Overall, osteopathic medical schools have come to resemble allopathic medical schools in most respects; some students even share classes. Graduates of osteopathic medical schools more often than not go on to residency training in allopathic programs. An evaluation of performance on the certifying examination of the American Board of Internal Medicine in the 1980s noted that although physicians from osteopathic medical schools did not do as well as those from allopathic programs, overall they "did well" and could be an "untapped reservoir of talented physicians" for internal medicine.
Although they constitute only about 5 percent of U.S. physicians, osteopaths may be disproportionately important for the health care system by virtue of their distribution in terms of specialty and location: 60 percent of graduates of osteopathic medical schools select generalist fields. Because osteopathic education is more community-based than allopathic education, and because osteopathic schools are smaller, osteopathic education may be able to adapt more quickly to new approaches to health care delivery. Many more osteopaths than allopaths (18.1 percent vs. 11.5 percent) select rural areas in which to practice. One osteopathic medical school found that 20 percent of its graduates were practicing in underserved communities.
At the end of the century, osteopathy continues its uneasy dance with allopathy, but only one partner is really paying attention. The resurgence in the numbers of osteopaths should not mask the precarious position of osteopathy. At its birth, osteopathy was a radical concept, rejecting much of what allopathic medicine claimed was new and useful. Today, osteopathic medicine has moved close to the mainstream -- close enough that in general it is no longer considered alternative medicine. The long-term survival of osteopathic medicine will depend on its ability to define itself as distinct from and yet still equivalent to allopathic medicine. That argument may best be articulated not in theoretical terms, but by demonstrating treatment outcomes. The paradox is this: if osteopathy has become the functional equivalent of allopathy, what is the justification for its continued existence? And if there is value in therapy that is uniquely osteopathic -- that is, based on osteopathic manipulation or other techniques -- why should its use be limited to osteopaths?
Joel D. Howell, M.D., Ph.D. University of Michigan Ann Arbor, MI 48109-0604
The New England Journal of Medicine November 4, 1999;341:1426-1431, 1465-1467.

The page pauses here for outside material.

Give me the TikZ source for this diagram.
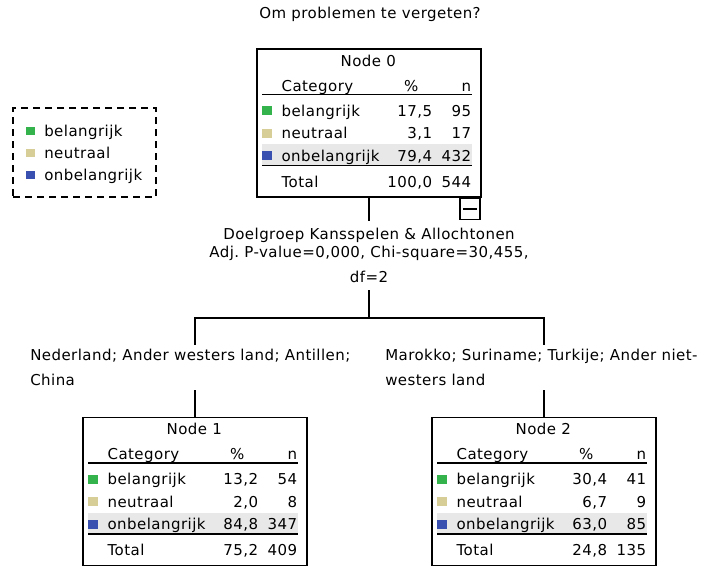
\documentclass[tikz,border=0pt]{standalone}
\usepackage{fontspec}
\setmainfont{DejaVu Sans}
\newfontfamily\tablefont[LetterSpace=3]{DejaVu Sans}
\definecolor{catgreen}{RGB}{52,178,76}
\definecolor{catbeige}{RGB}{214,206,150}
\definecolor{catblue}{RGB}{58,80,176}
\definecolor{rowgray}{RGB}{232,232,232}
\frenchspacing

% counts table inside a tree box: #1 box, #2 title, #3 rows, #4 total %, #5 total n
\newcommand{\cattable}[5]{%
  \begin{scope}[shift={(#1.north west)}]
    \fill[rowgray] (6,96) rectangle (216,117);
    \node[txt, anchor=base] (#1-title) at (112,18) {#2};
    \node[txt, anchor=base west] (#1-hcat) at (25,43) {Category};
    \node[txt, anchor=base] (#1-hpct) at (155,43) {\%};
    \node[txt, anchor=base east] (#1-hn) at (215,43) {n};
    \draw[rule] (6,46) -- (216,46);
    \foreach \cat/\col/\pct/\num [count=\i] in {#3} {
      \pgfmathsetmacro{\rowy}{68+22.5*(\i-1)}
      \fill[\col] (6,\rowy-10) rectangle (16,\rowy-1);
      \node[txt, anchor=base west] (#1-c\i) at (25,\rowy) {\cat};
      \node[txt, anchor=base east] (#1-p\i) at (176,\rowy) {\pct};
      \node[txt, anchor=base east] (#1-n\i) at (215,\rowy) {\num};
    }
    \draw[rule] (6,117) -- (216,117);
    \node[txt, anchor=base west] (#1-total) at (25,139) {Total};
    \node[txt, anchor=base east] (#1-tpct) at (176,139) {#4};
    \node[txt, anchor=base east] (#1-tn) at (215,139) {#5};
  \end{scope}}

\begin{document}
\begin{tikzpicture}[x=0.75pt, y=-0.75pt,
  box/.style={draw, line width=1pt, minimum width=168pt, minimum height=111pt, inner sep=0pt},
  txt/.style={font=\tablefont\fontsize{11.25}{13.5}\selectfont, inner sep=0pt},
  lbl/.style={font=\tablefont\fontsize{11.25}{13.5}\selectfont, fill=white, inner sep=0pt},
  rule/.style={line width=1.1pt},
  edge/.style={line width=1pt}]
  \useasboundingbox (0,0) rectangle (703,567);

  \node[txt, anchor=base] (title) at (370,19) {Om problemen te vergeten?};

  % legend
  \node[draw, dash pattern=on 5.25pt off 3.75pt, line width=0.9pt,
        minimum width=107.25pt, minimum height=66.75pt, inner sep=0pt] (legend) at (84.5,152.5) {};
  \foreach \cat/\col [count=\i] in {belangrijk/catgreen, neutraal/catbeige, onbelangrijk/catblue} {
    \pgfmathsetmacro{\rowy}{136+22*(\i-1)}
    \fill[\col] (26,\rowy-9) rectangle (35,\rowy-1);
    \node[txt, anchor=base west] (key\i) at (44,\rowy) {\cat};
  }

  % tree boxes
  \node[box] (node0) at (369,123) {};
  \node[box] (node1) at (195,491.5) {};
  \node[box] (node2) at (544,491.5) {};
  \node[draw, line width=1pt, minimum width=15pt, minimum height=15.75pt, inner sep=0pt,
        anchor=north east] (fold0) at ([xshift=-0.75pt]node0.south east) {};
  \draw[line width=1pt] ([xshift=3pt]fold0.west) -- ([xshift=-3pt]fold0.east);

  % connectors
  \coordinate (bar) at (369,318);
  \draw[edge] (node0.south) -- (bar);
  \draw[edge] (bar) -| (node1.north);
  \draw[edge] (bar) -| (node2.north);

  % split and branch labels
  \node[lbl, minimum height=51.75pt, align=center] (split0) at (369,255.8)
    {Doelgroep Kansspelen \& Allochtonen\\Adj. P-value=0,000, Chi-square=30,455,\\[5.25pt]df=2};
  \node[lbl, minimum height=33.75pt, align=left, anchor=west] (branch1) at (30,367.8)
    {Nederland; Ander westers land; Antillen;\\[5.25pt]China};
  \node[lbl, minimum height=33.75pt, align=left, anchor=west] (branch2) at (385,367.8)
    {Marokko; Suriname; Turkije; Ander niet-\\[5.25pt]westers land};

  \cattable{node0}{Node 0}{belangrijk/catgreen/17{,}5/95, neutraal/catbeige/3{,}1/17, onbelangrijk/catblue/79{,}4/432}{100,0}{544}
  \cattable{node1}{Node 1}{belangrijk/catgreen/13{,}2/54, neutraal/catbeige/2{,}0/8, onbelangrijk/catblue/84{,}8/347}{75,2}{409}
  \cattable{node2}{Node 2}{belangrijk/catgreen/30{,}4/41, neutraal/catbeige/6{,}7/9, onbelangrijk/catblue/63{,}0/85}{24,8}{135}
\end{tikzpicture}
\end{document}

Dr. Mercola's Comment: I rarely print an entire article; but this one is a rare exception. I am an osteopathic physician and I have never read a more eloquent and accurate assessment of osteopathic medicine. This is a classic. I believe I will reprint this article and hand it out to patients who wish to know what an osteopathic physician really is. I have mixed feelings about having chosen to be a D.O. as I chose it for its natural philosophical orientation. In reality however, as Dr. Howell so beautifully describes, there is essentially little difference between a D.O. and an M.D. I did find it interesting that it is actually harder to get into a D.O. school than an M.D. school. One of my friends could not get accepted into an osteopathic medical school and had to go to a regular medical school. Patients frequently ask for a physician who practices medicine like I do and mistakenly believe that all D.O.'s practice natural medicine. I have to regrettably tell them that this is not so and that they are better off contacting ACAM for a referral (800-532-3688) as most ACAM physicians are at least oriented towards natural medicine and more open to those alternatives. I do believe that the selection process for osteopathic schools is oriented to identifying other variables than grades and test scores, which tends to produce more empathic physicians.